AIM:
Will you transcribe all the entries word for word, skipping the pictures they hold?

RECORD EXTRACTS:
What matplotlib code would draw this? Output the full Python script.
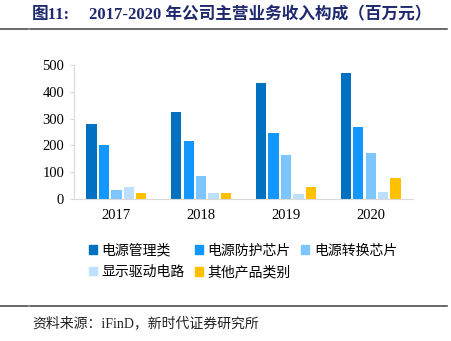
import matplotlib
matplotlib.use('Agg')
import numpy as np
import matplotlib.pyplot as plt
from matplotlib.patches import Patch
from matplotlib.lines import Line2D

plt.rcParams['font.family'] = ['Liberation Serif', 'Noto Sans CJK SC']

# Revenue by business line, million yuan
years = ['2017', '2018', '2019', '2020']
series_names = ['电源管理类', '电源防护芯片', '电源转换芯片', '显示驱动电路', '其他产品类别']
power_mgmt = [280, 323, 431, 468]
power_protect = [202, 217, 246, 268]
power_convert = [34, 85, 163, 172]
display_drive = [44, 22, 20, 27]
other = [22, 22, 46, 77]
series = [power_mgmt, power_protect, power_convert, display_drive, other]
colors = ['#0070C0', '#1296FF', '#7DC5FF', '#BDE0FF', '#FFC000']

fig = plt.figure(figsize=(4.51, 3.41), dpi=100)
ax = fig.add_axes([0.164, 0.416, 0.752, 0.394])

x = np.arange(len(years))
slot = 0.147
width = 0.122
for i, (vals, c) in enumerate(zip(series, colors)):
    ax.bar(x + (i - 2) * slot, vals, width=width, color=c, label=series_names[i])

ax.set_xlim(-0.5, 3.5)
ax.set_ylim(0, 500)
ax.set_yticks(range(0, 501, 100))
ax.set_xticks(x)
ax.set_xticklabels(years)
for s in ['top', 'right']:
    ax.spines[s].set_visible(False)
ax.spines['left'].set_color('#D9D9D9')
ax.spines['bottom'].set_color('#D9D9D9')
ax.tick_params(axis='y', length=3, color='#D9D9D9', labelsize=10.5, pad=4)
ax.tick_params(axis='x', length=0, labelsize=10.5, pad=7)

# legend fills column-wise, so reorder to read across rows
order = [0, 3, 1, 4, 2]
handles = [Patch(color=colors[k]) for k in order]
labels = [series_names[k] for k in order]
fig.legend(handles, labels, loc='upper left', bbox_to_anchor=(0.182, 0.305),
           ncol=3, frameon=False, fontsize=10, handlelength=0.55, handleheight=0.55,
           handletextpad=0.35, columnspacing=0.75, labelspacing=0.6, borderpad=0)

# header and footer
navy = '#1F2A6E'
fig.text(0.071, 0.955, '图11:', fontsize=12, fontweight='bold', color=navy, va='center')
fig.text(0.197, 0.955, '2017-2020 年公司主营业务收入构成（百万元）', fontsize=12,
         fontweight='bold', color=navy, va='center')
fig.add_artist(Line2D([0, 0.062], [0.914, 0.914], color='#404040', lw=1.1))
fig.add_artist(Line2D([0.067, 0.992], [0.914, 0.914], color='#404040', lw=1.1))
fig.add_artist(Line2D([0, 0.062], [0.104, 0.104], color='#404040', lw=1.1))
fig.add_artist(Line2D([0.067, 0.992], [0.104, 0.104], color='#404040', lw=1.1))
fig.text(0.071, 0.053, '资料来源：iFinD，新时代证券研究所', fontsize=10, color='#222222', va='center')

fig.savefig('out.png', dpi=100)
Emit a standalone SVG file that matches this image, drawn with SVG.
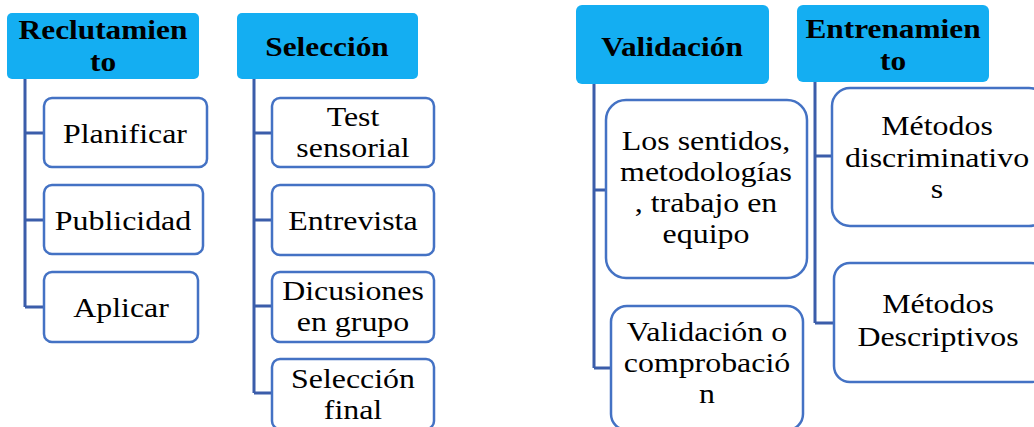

RESPONSE TO THE EXERCISE:
What matplotlib code would draw this? Output the full Python script.
import matplotlib
matplotlib.use('Agg')
import numpy as np
import matplotlib.pyplot as plt
from matplotlib.patches import Patch
from matplotlib.lines import Line2D

plt.rcParams['font.family'] = ['Liberation Serif', 'Noto Sans CJK SC']

# Revenue by business line, million yuan
years = ['2017', '2018', '2019', '2020']
series_names = ['电源管理类', '电源防护芯片', '电源转换芯片', '显示驱动电路', '其他产品类别']
power_mgmt = [280, 323, 431, 468]
power_protect = [202, 217, 246, 268]
power_convert = [34, 85, 163, 172]
display_drive = [44, 22, 20, 27]
other = [22, 22, 46, 77]
series = [power_mgmt, power_protect, power_convert, display_drive, other]
colors = ['#0070C0', '#1296FF', '#7DC5FF', '#BDE0FF', '#FFC000']

fig = plt.figure(figsize=(4.51, 3.41), dpi=100)
ax = fig.add_axes([0.164, 0.416, 0.752, 0.394])

x = np.arange(len(years))
slot = 0.147
width = 0.122
for i, (vals, c) in enumerate(zip(series, colors)):
    ax.bar(x + (i - 2) * slot, vals, width=width, color=c, label=series_names[i])

ax.set_xlim(-0.5, 3.5)
ax.set_ylim(0, 500)
ax.set_yticks(range(0, 501, 100))
ax.set_xticks(x)
ax.set_xticklabels(years)
for s in ['top', 'right']:
    ax.spines[s].set_visible(False)
ax.spines['left'].set_color('#D9D9D9')
ax.spines['bottom'].set_color('#D9D9D9')
ax.tick_params(axis='y', length=3, color='#D9D9D9', labelsize=10.5, pad=4)
ax.tick_params(axis='x', length=0, labelsize=10.5, pad=7)

# legend fills column-wise, so reorder to read across rows
order = [0, 3, 1, 4, 2]
handles = [Patch(color=colors[k]) for k in order]
labels = [series_names[k] for k in order]
fig.legend(handles, labels, loc='upper left', bbox_to_anchor=(0.182, 0.305),
           ncol=3, frameon=False, fontsize=10, handlelength=0.55, handleheight=0.55,
           handletextpad=0.35, columnspacing=0.75, labelspacing=0.6, borderpad=0)

# header and footer
navy = '#1F2A6E'
fig.text(0.071, 0.955, '图11:', fontsize=12, fontweight='bold', color=navy, va='center')
fig.text(0.197, 0.955, '2017-2020 年公司主营业务收入构成（百万元）', fontsize=12,
         fontweight='bold', color=navy, va='center')
fig.add_artist(Line2D([0, 0.062], [0.914, 0.914], color='#404040', lw=1.1))
fig.add_artist(Line2D([0.067, 0.992], [0.914, 0.914], color='#404040', lw=1.1))
fig.add_artist(Line2D([0, 0.062], [0.104, 0.104], color='#404040', lw=1.1))
fig.add_artist(Line2D([0.067, 0.992], [0.104, 0.104], color='#404040', lw=1.1))
fig.text(0.071, 0.053, '资料来源：iFinD，新时代证券研究所', fontsize=10, color='#222222', va='center')

fig.savefig('out.png', dpi=100)
Emit a standalone SVG file that matches this image, drawn with SVG.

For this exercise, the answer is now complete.